Copy out each line containing "this" from the entries below.
-----
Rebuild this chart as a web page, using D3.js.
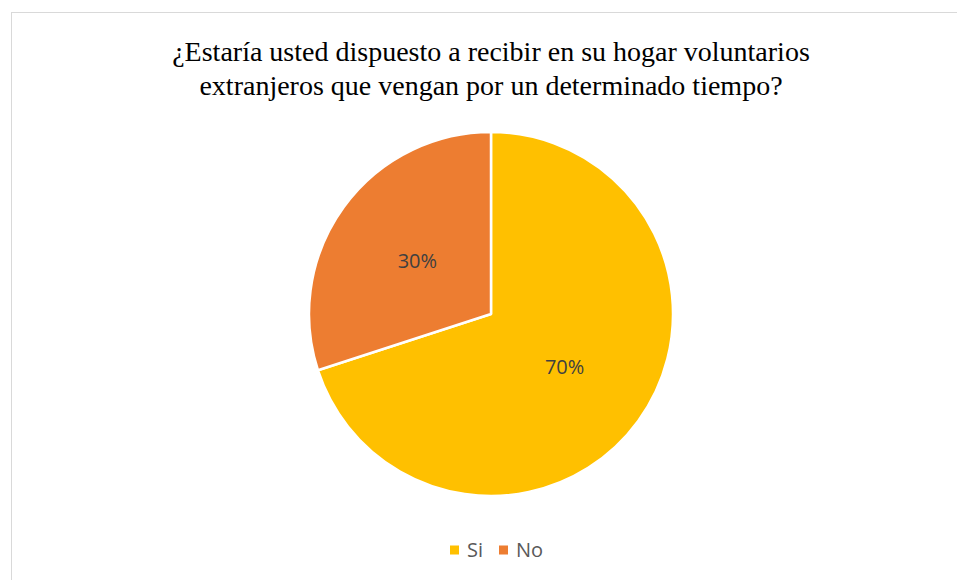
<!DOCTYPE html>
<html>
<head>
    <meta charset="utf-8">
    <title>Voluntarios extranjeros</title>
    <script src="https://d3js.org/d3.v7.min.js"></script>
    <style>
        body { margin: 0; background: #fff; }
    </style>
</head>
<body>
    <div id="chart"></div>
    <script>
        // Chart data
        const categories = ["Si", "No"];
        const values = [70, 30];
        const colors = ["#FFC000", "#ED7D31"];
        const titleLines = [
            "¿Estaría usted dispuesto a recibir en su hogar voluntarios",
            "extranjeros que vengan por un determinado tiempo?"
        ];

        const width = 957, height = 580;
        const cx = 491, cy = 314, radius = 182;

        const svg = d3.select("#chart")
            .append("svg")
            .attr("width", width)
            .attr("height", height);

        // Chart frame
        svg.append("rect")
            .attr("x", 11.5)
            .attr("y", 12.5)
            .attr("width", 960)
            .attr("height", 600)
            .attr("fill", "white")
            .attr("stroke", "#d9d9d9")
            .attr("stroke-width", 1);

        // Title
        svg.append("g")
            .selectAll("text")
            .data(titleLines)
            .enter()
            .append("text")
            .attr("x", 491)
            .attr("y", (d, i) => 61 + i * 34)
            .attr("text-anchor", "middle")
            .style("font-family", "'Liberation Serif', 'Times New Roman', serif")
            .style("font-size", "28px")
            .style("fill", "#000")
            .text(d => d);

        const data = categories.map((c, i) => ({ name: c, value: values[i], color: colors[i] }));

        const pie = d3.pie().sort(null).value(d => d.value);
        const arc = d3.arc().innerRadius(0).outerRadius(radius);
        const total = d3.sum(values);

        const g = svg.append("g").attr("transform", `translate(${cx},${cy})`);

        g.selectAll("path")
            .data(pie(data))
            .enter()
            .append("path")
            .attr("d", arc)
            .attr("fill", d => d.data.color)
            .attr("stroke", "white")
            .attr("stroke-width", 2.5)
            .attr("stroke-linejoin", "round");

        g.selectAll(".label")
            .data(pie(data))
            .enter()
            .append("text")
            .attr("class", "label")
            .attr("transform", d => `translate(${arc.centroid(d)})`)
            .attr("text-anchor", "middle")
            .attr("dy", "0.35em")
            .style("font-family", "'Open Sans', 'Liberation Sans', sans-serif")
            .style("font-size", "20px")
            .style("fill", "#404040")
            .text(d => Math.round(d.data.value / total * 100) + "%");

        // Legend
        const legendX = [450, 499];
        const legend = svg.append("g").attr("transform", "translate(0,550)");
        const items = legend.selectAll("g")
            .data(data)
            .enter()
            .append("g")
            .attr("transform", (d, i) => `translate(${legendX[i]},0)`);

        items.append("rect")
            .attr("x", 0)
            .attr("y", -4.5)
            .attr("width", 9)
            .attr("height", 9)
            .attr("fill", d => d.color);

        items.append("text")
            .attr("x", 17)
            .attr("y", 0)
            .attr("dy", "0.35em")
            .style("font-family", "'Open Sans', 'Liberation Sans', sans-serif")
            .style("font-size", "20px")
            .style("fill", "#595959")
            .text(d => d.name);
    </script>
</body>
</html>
-----
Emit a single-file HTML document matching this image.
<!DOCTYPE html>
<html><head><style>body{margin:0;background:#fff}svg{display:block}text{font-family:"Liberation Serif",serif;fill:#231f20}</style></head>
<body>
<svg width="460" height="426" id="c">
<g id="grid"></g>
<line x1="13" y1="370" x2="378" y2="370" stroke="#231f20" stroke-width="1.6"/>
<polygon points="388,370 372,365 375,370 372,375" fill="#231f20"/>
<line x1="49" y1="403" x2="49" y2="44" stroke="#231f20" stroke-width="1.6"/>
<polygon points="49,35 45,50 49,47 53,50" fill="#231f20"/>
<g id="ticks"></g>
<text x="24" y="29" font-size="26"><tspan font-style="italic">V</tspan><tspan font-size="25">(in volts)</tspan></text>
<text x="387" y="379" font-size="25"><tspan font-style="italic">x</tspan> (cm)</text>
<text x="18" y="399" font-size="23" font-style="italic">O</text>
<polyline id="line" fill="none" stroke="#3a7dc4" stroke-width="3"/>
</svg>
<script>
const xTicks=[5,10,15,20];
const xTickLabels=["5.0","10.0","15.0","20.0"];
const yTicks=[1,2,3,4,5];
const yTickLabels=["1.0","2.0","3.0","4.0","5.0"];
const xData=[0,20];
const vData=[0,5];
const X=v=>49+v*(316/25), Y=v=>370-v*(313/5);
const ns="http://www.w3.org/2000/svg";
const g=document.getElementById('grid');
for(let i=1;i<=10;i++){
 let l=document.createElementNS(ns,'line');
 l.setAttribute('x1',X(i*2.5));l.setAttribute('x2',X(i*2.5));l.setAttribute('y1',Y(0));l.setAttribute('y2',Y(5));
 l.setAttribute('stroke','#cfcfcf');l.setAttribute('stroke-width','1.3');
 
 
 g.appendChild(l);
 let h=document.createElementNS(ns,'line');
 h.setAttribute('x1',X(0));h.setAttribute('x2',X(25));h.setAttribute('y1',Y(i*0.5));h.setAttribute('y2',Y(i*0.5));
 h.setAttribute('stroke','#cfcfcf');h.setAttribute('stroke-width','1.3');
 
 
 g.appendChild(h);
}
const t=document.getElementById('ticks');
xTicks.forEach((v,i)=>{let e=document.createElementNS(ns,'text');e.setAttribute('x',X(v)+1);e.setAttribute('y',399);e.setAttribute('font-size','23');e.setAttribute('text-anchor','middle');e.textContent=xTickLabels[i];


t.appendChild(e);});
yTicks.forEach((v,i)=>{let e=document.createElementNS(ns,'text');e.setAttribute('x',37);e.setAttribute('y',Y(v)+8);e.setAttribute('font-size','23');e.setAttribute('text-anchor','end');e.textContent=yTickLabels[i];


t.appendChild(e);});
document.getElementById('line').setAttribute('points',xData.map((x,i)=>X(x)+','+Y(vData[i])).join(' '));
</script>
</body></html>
-----
> _WORKED ANSWER_:
Rebuild this chart as a web page, using D3.js.
Emit a single-file HTML document matching this image.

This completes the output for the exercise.